## STATED GOAL:
Reproduce the material below line by line, beginning with its first line and ending with the line that contains "plt.rcParams['font.family'] = ['Liberation"; leave out pictures.

## RECORDED INFORMATION:
>>>

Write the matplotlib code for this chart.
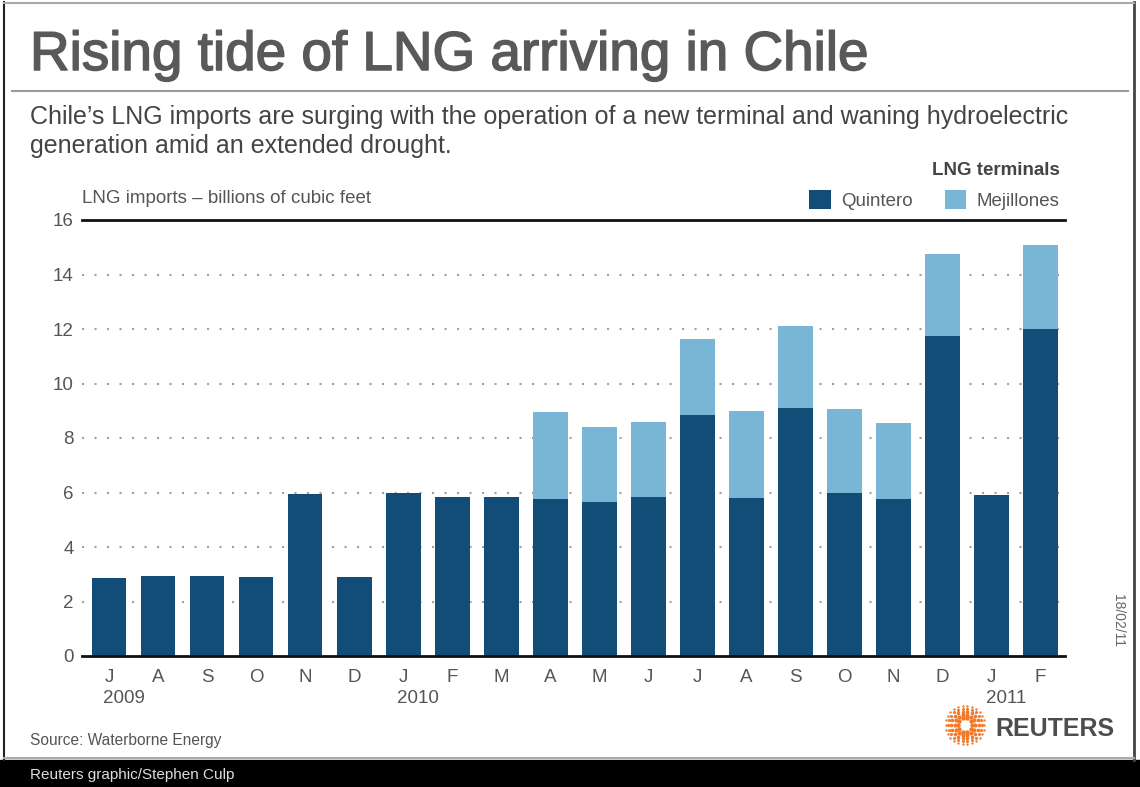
import numpy as np
import matplotlib
matplotlib.use('Agg')
import matplotlib.pyplot as plt
import matplotlib.patheffects as pe
from matplotlib.patches import Rectangle
from matplotlib.lines import Line2D

plt.rcParams['font.family'] = ['Liberation Sans', 'DejaVu Sans']

# monthly LNG imports, billions of cubic feet (Jul 2009 - Feb 2011)
months = ['J', 'A', 'S', 'O', 'N', 'D', 'J', 'F', 'M', 'A', 'M', 'J', 'J', 'A', 'S', 'O', 'N', 'D', 'J', 'F']
years = ['2009', '2010', '2011']
year_pos = [0, 6, 18]
quintero = [2.85, 2.95, 2.95, 2.9, 5.95, 2.9, 6.0, 5.85, 5.85, 5.75, 5.65, 5.85, 8.85, 5.8, 9.1, 6.0, 5.75, 11.75, 5.9, 12.0]
mejillones = [0, 0, 0, 0, 0, 0, 0, 0, 0, 3.2, 2.75, 2.75, 2.8, 3.2, 3.0, 3.05, 2.8, 3.0, 0, 3.1]

dark = '#114d77'
light = '#79b5d4'
txt = '#555555'
fs = 13.5

W, H = 1140, 787
fig = plt.figure(figsize=(W/100, H/100), dpi=100)

def fx(x): return x/W
def fy(y): return 1-y/H

# frame
fig.patches.append(Rectangle((0, 0), 1, fy(760), transform=fig.transFigure, color='black', zorder=0))
fig.add_artist(Line2D([fx(4), fx(4)], [fy(2), fy(760)], color='#222222', lw=1.5))
fig.add_artist(Line2D([fx(1134), fx(1134)], [fy(2), fy(760)], color='#444444', lw=2))
fig.add_artist(Line2D([fx(4), fx(1134)], [fy(3), fy(3)], color='#aaaaaa', lw=1.5))
fig.add_artist(Line2D([fx(4), fx(1134)], [fy(758), fy(758)], color='#aaaaaa', lw=1.5))
fig.add_artist(Line2D([fx(12), fx(1128)], [fy(91), fy(91)], color='#9a9a9a', lw=1.5))

t = fig.text(fx(30), fy(70), 'Rising tide of LNG arriving in Chile', fontsize=39.5, color='#58595b', va='baseline')
t.set_path_effects([pe.withStroke(linewidth=1.1, foreground='#58595b')])
fig.text(fx(30), fy(124), 'Chile\u2019s LNG imports are surging with the operation of a new terminal and waning hydroelectric',
         fontsize=18, color='#444444', va='baseline')
fig.text(fx(30), fy(153), 'generation amid an extended drought.', fontsize=18, color='#444444', va='baseline')

ax = fig.add_axes([fx(82), fy(656), fx(1065)-fx(82), fy(220)-fy(656)])
x = np.arange(len(months))
b1 = ax.bar(x, quintero, width=0.71, color=dark, zorder=2, label='Quintero')
b2 = ax.bar(x, mejillones, width=0.71, bottom=quintero, color=light, zorder=2, label='Mejillones')

ax.set_xlim(-0.55, len(months)-0.5)
ax.set_ylim(0, 16)
ax.set_yticks(range(0, 17, 2))
ax.set_xticks(x)
ax.set_xticklabels(months)
ax.tick_params(axis='both', length=0, labelsize=fs, colors=txt)
ax.tick_params(axis='y', pad=6)
ax.tick_params(axis='x', pad=9)
for s in ['left', 'right']:
    ax.spines[s].set_visible(False)
for s in ['top', 'bottom']:
    ax.spines[s].set_linewidth(2)
    ax.spines[s].set_color('#111111')
for v in range(2, 16, 2):
    ax.axhline(v, color='#a0a0a0', lw=1.5, ls=(0, (1, 5)), zorder=1)

for yr, p in zip(years, year_pos):
    ax.text(p-0.12, -1.55, yr, ha='left', va='center', fontsize=fs, color=txt)

ax.text(0, 1.05, 'LNG imports \u2013 billions of cubic feet', transform=ax.transAxes,
        fontsize=fs, color=txt, va='center')

leg = ax.legend(handles=[b1, b2], ncol=2, frameon=False, title='LNG terminals', alignment='right',
                loc='lower right', bbox_to_anchor=(1.005, 1.0), fontsize=fs, handlelength=1.15,
                handleheight=1.15, handletextpad=0.55, columnspacing=1.7, borderpad=0.1,
                borderaxespad=0.45)
leg.get_title().set_fontweight('bold')
leg.get_title().set_fontsize(fs)
leg.get_title().set_color('#444444')
leg._legend_box.sep = 8
for t in leg.get_texts():
    t.set_color(txt)

fig.text(fx(1118), fy(620), '18/02/11', rotation=270, fontsize=10, color='#666666', ha='center', va='center')
fig.text(fx(30), fy(741), 'Source: Waterborne Energy', fontsize=11.2, color=txt, va='center')
fig.text(fx(30), fy(775), 'Reuters graphic/Stephen Culp', fontsize=11, color='#dddddd', va='center')

# reuters logo
lax = fig.add_axes([fx(943), fy(747), fx(44), fx(44)*W/H])
lax.set_xlim(-1.1, 1.1)
lax.set_ylim(-1.1, 1.1)
lax.axis('off')
for r, n, sz in [(0.35, 10, 10), (0.52, 14, 9), (0.68, 18, 7), (0.83, 22, 5), (0.97, 26, 3)]:
    a = np.linspace(0, 2*np.pi, n, endpoint=False)
    lax.scatter(r*np.cos(a), r*np.sin(a), s=sz, color='#f07a2e', lw=0)
fig.text(fx(995), fy(736), 'REUTERS', fontsize=18, fontweight='bold', color='#4d4d4f', va='baseline')

fig.savefig('out.png', dpi=100)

<<<

## FULL SOLUTION:
Write the matplotlib code for this chart.
import numpy as np
import matplotlib
matplotlib.use('Agg')
import matplotlib.pyplot as plt
import matplotlib.patheffects as pe
from matplotlib.patches import Rectangle
from matplotlib.lines import Line2D

plt.rcParams['font.family'] = ['Liberation Sans', 'DejaVu Sans']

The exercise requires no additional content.